An independent Black party would be an example for the whole working class and would advance the discussion needed to form a labor party. To defend the interests of Blacks, women, Latinos, and all workers we need a party of our own, a labor party, based on a fighting trade-union movement.
Socialists should point out that there is a connection between the war against the workers and farmers of Central America and the attacks on workers and farmers here. We should explain there are classes in society and our problems can't be solved until society is run in the interests of a different class - the working class.
The problem with supporting Jackson is not only, as Clarke and Finkel say, that you will end up supporting Mondale later, the problem is supporting Jackson now. Jackson's campaign, like all the other capitalist candidates, keeps the discussion of solutions to our problems within the framework of capitalist politics and solutions. The effect of the support given by much of the left to Jackson is that the source of our problems - capitalism - doesn't get discussed and exposed.

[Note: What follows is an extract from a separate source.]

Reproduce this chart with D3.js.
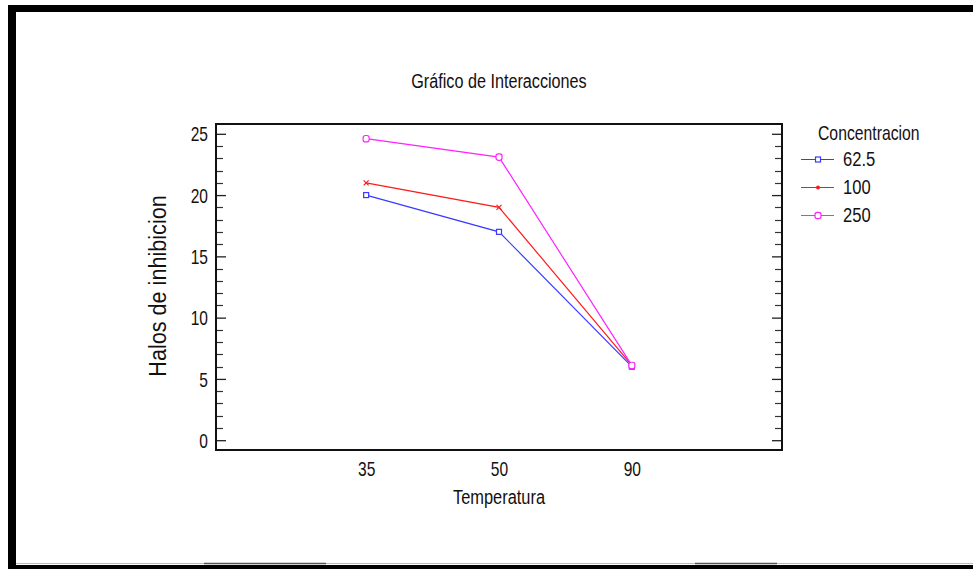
<!DOCTYPE html>
<html>
<head>
<meta charset="utf-8">
<script src="https://cdn.jsdelivr.net/npm/d3@7/dist/d3.min.js"></script>
<style>
  html, body { margin: 0; padding: 0; background: #fff; }
  svg { display: block; }
  text { font-family: Arial, "Liberation Sans", sans-serif; fill: #141010; }
</style>
</head>
<body>
<svg id="chart" width="973" height="569"></svg>
<script>
// ---- data ----
const categories = ["35", "50", "90"];
const seriesNames = ["62.5", "100", "250"];
const values625 = [20.0, 17.0, 6.0];
const values100 = [21.0, 19.0, 6.1];
const values250 = [24.6, 23.1, 6.1];
const yTicks = [0, 5, 10, 15, 20, 25];
const titleText = "Gráfico de Interacciones";
const xTitle = "Temperatura";
const yTitle = "Halos de inhibicion";
const legendTitle = "Concentracion";

const series = [
  { name: seriesNames[0], values: values625, color: "#3a3aff", marker: "square" },
  { name: seriesNames[1], values: values100, color: "#ff1a1a", marker: "cross" },
  { name: seriesNames[2], values: values250, color: "#ff22ff", marker: "circle" }
];

const svg = d3.select("#chart");

// squeeze helper: keeps text tall and narrow like the reference
function squeeze(sel, f) {
  sel.each(function () {
    const w = this.getComputedTextLength();
    d3.select(this).attr("textLength", w * f).attr("lengthAdjust", "spacingAndGlyphs");
  });
}

// outer frame (screenshot border)
svg.append("rect").attr("x", 8).attr("y", 5).attr("width", 965).attr("height", 7).attr("fill", "#000");
svg.append("rect").attr("x", 8).attr("y", 5).attr("width", 8).attr("height", 564).attr("fill", "#000");
svg.append("rect").attr("x", 8).attr("y", 565).attr("width", 965).attr("height", 4).attr("fill", "#000");
svg.append("line").attr("x1", 16).attr("x2", 973).attr("y1", 563.5).attr("y2", 563.5).attr("stroke", "#b8b8b8").attr("stroke-width", 1);
svg.append("line").attr("x1", 204).attr("x2", 326).attr("y1", 563.5).attr("y2", 563.5).attr("stroke", "#555").attr("stroke-width", 1.5);
svg.append("line").attr("x1", 695).attr("x2", 777).attr("y1", 563.5).attr("y2", 563.5).attr("stroke", "#555").attr("stroke-width", 1.5);

// plot area
const L = 216, R = 782, T = 124, B = 450;
const x = d3.scalePoint().domain(categories).range([L, R]).padding(1.13);
const y = d3.scaleLinear().domain([-0.8, 25.8]).range([B, T]);

// minor ticks (1 unit) and major ticks, both sides, pointing inward
const minor = d3.range(0, 26).filter(v => v % 5 !== 0);
const gTicks = svg.append("g").attr("stroke", "#333").attr("stroke-width", 1.2);
minor.forEach(v => {
  const yy = Math.round(y(v)) + 0.5;
  gTicks.append("line").attr("x1", L).attr("x2", L + 7).attr("y1", yy).attr("y2", yy);
  gTicks.append("line").attr("x1", R).attr("x2", R - 7).attr("y1", yy).attr("y2", yy);
});

// left axis with major ticks inward
const yAxisL = d3.axisLeft(y).tickValues(yTicks).tickSize(-10).tickPadding(18).tickFormat(d3.format("d"));
const gL = svg.append("g").attr("transform", `translate(${L},0)`).call(yAxisL);
gL.select(".domain").remove();
gL.selectAll(".tick line").attr("stroke", "#222").attr("stroke-width", 1.3);
gL.selectAll(".tick text").attr("font-size", 21).attr("fill", "#141010")
  .attr("font-family", "Arial, 'Liberation Sans', sans-serif").attr("dy", "0.34em").attr("x", -8);
squeeze(gL.selectAll(".tick text"), 0.74);

// right axis
const yAxisR = d3.axisRight(y).tickValues(yTicks).tickSize(-10).tickFormat("");
const gR = svg.append("g").attr("transform", `translate(${R},0)`).call(yAxisR);
gR.select(".domain").remove();
gR.selectAll(".tick line").attr("stroke", "#222").attr("stroke-width", 1.3);

// x axis labels (no tick marks)
const xAxis = d3.axisBottom(x).tickSize(0).tickPadding(11);
const gX = svg.append("g").attr("transform", `translate(0,${B})`).call(xAxis);
gX.select(".domain").remove();
gX.selectAll(".tick text").attr("font-size", 21).attr("fill", "#141010")
  .attr("font-family", "Arial, 'Liberation Sans', sans-serif").attr("dy", "0.71em");
squeeze(gX.selectAll(".tick text"), 0.74);

// plot frame
svg.append("rect").attr("x", L).attr("y", T).attr("width", R - L).attr("height", B - T)
  .attr("fill", "none").attr("stroke", "#111").attr("stroke-width", 2);

// markers
function drawMarker(g, type, cx, cy, color) {
  if (type === "square") {
    g.append("rect").attr("x", cx - 2.5).attr("y", cy - 2.5).attr("width", 5).attr("height", 5)
      .attr("fill", "#fff").attr("stroke", color).attr("stroke-width", 1.2);
  } else if (type === "cross") {
    g.append("path").attr("d", `M${cx - 2.5},${cy - 2.5}L${cx + 2.5},${cy + 2.5}M${cx - 2.5},${cy + 2.5}L${cx + 2.5},${cy - 2.5}`)
      .attr("stroke", color).attr("stroke-width", 1.2).attr("fill", "none");
  } else {
    g.append("rect").attr("x", cx - 3).attr("y", cy - 3.2).attr("width", 6).attr("height", 6.4).attr("rx", 2.2)
      .attr("fill", "#fff").attr("stroke", color).attr("stroke-width", 1.2);
  }
}

const line = d3.line().x((d, i) => x(categories[i])).y(d => y(d));
series.forEach(s => {
  svg.append("path").datum(s.values).attr("d", line)
    .attr("fill", "none").attr("stroke", s.color).attr("stroke-width", 1.2);
});
series.forEach(s => {
  const g = svg.append("g");
  s.values.forEach((v, i) => drawMarker(g, s.marker, x(categories[i]), y(v), s.color));
});

// title
const tt = svg.append("text").attr("x", 499).attr("y", 88).attr("text-anchor", "middle")
  .attr("font-size", 19.5).text(titleText);
squeeze(tt, 0.83);

// x title
const xt = svg.append("text").attr("x", 499).attr("y", 504).attr("text-anchor", "middle")
  .attr("font-size", 20).text(xTitle);
squeeze(xt, 0.82);

// y title
const yt = svg.append("text").attr("transform", "translate(166,286) rotate(-90)").attr("text-anchor", "middle")
  .attr("font-size", 23).text(yTitle);
squeeze(yt, 0.94);

// legend
const lt = svg.append("text").attr("x", 818).attr("y", 140).attr("font-size", 21).text(legendTitle);
squeeze(lt, 0.75);
const legendY = [159.5, 187.5, 215.5];
series.forEach((s, i) => {
  const ly = legendY[i];
  svg.append("line").attr("x1", 801).attr("x2", 834).attr("y1", ly).attr("y2", ly)
    .attr("stroke", s.color).attr("stroke-width", 1.2);
  const g = svg.append("g");
  if (s.marker === "cross") {
    g.append("circle").attr("cx", 818).attr("cy", ly).attr("r", 2).attr("fill", s.color);
  } else {
    drawMarker(g, s.marker, 818, ly, s.color);
  }
  const t = svg.append("text").attr("x", 843).attr("y", ly + 6.5).attr("font-size", 19.5).text(s.name);
  squeeze(t, 0.85);
});
</script>
</body>
</html>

The Socialist Workers Party and the Young Socialist Alliance have taken advantage of the interest in the elections to discuss socialist ideas and solutions. Through the SWP campaign of Mel Mason for president and Andrea Gonzalez for vice-president, we have raised the idea that workers and farmers should run the government, in their own interests. We have defended the revolutionary gains of the Cubans, Nicaraguans, Grenadians, and Salvadorans. We have spoken for the abolition of the entire war budget and the reallocation of this massive wealth for social and economic development here and abroad.
The response we have gotten shows people are willing to listen to those who tell the truth and advance socialist ideas.